Print the listing from its top line through the line containing "import plotly.graph_objects as go", nothing more, and leave out the pictures.

********************

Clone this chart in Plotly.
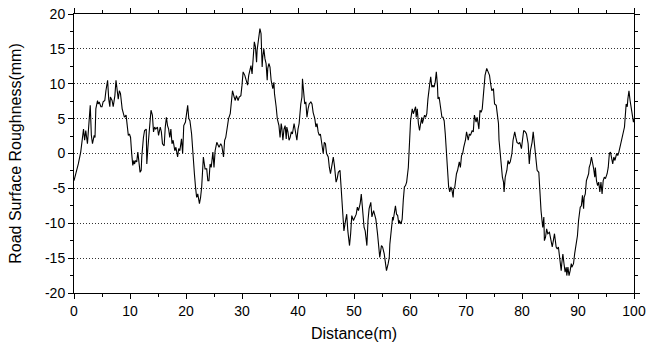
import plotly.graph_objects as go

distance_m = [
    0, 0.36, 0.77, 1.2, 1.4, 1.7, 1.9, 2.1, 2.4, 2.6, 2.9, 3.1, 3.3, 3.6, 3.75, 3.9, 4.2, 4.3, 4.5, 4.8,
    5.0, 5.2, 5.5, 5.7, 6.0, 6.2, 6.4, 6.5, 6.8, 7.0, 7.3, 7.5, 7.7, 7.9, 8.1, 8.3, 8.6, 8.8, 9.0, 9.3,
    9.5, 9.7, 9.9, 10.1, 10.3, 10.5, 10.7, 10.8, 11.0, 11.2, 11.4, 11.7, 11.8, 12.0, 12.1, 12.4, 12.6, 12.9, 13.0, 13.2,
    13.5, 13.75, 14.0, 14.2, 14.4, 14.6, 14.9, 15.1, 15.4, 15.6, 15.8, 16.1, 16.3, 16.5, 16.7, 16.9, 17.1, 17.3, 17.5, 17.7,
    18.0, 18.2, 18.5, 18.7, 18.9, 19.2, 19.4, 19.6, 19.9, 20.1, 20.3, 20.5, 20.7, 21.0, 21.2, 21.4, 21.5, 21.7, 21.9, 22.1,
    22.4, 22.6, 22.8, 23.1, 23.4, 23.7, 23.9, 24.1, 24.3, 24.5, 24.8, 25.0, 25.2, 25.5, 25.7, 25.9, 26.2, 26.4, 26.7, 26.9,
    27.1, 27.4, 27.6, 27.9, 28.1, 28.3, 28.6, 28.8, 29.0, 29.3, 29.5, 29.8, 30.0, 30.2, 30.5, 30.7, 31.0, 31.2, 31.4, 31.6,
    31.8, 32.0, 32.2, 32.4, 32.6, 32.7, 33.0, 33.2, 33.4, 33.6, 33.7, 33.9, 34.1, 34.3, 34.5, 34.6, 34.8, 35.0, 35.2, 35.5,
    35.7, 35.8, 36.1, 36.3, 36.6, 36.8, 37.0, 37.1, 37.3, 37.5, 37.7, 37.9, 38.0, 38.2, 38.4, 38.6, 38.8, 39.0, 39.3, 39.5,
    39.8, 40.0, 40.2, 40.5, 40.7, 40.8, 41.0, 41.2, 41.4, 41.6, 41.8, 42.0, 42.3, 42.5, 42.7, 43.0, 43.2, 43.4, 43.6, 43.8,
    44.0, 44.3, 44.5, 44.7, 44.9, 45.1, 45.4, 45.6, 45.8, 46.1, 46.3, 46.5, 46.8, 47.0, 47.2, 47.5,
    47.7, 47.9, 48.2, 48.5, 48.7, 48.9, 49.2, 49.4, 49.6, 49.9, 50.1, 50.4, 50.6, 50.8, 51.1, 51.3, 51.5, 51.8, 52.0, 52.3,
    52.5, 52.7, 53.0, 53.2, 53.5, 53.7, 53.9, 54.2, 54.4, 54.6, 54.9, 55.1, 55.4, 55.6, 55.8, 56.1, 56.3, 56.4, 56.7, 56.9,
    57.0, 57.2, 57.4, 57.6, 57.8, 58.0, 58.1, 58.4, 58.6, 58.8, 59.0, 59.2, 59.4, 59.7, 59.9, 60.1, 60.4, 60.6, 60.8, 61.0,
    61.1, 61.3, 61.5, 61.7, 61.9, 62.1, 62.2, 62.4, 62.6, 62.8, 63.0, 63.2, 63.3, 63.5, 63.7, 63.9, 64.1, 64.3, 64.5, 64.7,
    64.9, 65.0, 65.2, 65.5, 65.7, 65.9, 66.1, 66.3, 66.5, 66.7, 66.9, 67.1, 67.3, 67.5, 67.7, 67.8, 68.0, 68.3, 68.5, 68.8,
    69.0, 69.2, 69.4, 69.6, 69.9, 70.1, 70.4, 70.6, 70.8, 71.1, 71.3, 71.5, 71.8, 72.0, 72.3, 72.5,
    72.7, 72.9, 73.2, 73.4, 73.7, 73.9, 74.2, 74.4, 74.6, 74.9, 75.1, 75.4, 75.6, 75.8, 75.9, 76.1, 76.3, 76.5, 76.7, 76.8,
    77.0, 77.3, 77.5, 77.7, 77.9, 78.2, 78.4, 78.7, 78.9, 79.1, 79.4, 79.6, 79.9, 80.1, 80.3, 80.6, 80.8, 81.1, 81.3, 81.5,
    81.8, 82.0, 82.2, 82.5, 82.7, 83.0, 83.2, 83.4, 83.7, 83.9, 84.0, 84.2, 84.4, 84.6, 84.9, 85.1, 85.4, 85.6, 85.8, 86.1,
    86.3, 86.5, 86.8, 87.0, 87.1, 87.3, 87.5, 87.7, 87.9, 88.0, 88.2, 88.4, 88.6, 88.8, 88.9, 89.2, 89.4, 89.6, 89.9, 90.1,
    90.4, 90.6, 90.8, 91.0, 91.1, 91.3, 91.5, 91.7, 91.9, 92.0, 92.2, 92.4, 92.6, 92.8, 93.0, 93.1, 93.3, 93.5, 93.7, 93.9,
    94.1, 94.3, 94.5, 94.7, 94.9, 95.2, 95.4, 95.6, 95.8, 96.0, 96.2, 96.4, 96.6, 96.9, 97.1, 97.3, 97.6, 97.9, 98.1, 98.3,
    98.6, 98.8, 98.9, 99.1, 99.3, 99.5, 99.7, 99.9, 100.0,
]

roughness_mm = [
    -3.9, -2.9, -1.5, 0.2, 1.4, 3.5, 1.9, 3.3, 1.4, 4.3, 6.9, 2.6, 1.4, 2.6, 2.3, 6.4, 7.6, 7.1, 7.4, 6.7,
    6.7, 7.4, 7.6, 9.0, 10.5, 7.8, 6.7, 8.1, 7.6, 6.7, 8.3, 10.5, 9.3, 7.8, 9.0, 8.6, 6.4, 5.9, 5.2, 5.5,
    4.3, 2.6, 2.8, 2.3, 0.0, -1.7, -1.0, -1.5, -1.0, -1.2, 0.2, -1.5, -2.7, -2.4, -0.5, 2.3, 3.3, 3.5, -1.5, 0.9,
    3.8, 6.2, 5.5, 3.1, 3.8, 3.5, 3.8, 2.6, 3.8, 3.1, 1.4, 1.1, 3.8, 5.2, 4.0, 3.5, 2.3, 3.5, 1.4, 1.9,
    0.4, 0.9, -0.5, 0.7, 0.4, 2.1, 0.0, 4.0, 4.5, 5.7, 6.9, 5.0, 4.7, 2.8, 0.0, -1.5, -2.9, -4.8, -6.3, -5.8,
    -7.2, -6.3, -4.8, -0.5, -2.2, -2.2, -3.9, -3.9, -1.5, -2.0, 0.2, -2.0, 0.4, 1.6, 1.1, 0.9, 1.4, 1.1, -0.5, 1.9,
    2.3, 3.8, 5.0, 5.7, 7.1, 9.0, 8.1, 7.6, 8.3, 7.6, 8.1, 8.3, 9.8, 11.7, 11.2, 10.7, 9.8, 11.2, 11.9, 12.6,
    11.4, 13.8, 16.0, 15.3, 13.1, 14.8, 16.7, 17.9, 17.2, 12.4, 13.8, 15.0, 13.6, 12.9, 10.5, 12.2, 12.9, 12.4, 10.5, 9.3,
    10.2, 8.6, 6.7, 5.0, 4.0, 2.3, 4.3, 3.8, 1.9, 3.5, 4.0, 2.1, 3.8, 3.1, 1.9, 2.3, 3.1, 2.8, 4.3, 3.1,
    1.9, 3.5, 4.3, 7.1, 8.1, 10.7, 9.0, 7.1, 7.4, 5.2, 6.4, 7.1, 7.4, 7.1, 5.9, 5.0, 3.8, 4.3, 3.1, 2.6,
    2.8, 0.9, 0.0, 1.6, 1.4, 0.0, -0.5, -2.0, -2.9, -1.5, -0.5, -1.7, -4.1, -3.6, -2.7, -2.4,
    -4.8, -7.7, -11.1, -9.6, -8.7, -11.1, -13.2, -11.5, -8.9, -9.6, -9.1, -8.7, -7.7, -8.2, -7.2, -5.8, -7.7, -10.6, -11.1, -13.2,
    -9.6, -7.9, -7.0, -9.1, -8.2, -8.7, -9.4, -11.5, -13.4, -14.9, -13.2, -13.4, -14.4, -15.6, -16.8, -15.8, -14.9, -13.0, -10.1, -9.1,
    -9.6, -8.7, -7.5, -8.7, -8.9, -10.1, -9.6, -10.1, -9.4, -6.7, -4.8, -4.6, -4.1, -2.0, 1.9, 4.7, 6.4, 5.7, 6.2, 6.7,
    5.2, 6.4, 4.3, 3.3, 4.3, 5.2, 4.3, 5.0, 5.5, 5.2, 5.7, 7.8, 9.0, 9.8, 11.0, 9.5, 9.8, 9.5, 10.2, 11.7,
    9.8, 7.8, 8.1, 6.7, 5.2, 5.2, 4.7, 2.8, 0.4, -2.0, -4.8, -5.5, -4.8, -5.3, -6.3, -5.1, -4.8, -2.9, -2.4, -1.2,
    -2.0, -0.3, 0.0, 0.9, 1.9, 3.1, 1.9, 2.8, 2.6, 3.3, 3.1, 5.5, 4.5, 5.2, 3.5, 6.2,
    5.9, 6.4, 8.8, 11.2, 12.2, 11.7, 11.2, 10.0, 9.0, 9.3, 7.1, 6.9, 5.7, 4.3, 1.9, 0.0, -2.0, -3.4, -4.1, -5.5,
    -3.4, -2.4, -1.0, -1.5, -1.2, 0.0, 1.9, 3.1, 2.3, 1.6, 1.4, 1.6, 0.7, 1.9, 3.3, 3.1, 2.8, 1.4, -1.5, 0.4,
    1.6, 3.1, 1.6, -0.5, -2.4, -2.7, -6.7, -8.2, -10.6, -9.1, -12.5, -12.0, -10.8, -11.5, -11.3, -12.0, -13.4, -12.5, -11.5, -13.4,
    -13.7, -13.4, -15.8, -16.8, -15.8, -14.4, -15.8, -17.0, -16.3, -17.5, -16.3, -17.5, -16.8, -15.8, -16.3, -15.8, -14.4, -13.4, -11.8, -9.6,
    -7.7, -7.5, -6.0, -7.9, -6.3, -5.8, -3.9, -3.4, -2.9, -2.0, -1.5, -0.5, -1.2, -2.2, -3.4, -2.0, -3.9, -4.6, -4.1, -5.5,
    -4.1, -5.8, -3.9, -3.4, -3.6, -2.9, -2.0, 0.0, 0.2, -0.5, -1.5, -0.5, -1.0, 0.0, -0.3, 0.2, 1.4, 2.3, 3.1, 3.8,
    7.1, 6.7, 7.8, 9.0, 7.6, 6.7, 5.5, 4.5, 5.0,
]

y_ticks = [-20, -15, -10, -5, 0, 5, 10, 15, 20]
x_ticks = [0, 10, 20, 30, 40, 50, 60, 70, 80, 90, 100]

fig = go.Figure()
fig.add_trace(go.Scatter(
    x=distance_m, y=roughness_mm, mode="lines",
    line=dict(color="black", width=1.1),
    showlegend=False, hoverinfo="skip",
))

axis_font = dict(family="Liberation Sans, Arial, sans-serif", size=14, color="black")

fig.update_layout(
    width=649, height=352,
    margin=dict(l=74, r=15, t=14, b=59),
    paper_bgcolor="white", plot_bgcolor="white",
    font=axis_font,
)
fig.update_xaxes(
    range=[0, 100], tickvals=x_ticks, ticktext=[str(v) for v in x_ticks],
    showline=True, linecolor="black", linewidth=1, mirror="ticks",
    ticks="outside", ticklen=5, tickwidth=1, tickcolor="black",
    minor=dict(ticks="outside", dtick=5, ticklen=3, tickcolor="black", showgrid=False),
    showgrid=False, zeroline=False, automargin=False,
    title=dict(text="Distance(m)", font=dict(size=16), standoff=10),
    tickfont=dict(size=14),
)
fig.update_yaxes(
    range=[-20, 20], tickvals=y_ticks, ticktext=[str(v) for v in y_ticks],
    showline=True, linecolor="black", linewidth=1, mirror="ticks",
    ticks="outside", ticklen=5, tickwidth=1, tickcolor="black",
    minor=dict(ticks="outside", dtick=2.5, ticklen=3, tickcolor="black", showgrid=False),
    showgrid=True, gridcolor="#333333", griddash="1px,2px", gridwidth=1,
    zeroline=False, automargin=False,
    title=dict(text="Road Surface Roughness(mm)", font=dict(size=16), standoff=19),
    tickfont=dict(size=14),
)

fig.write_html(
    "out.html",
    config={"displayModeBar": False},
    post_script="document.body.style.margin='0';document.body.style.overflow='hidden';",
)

********************

• EXPECTED OUTPUT:
Clone this chart in Plotly.
import plotly.graph_objects as go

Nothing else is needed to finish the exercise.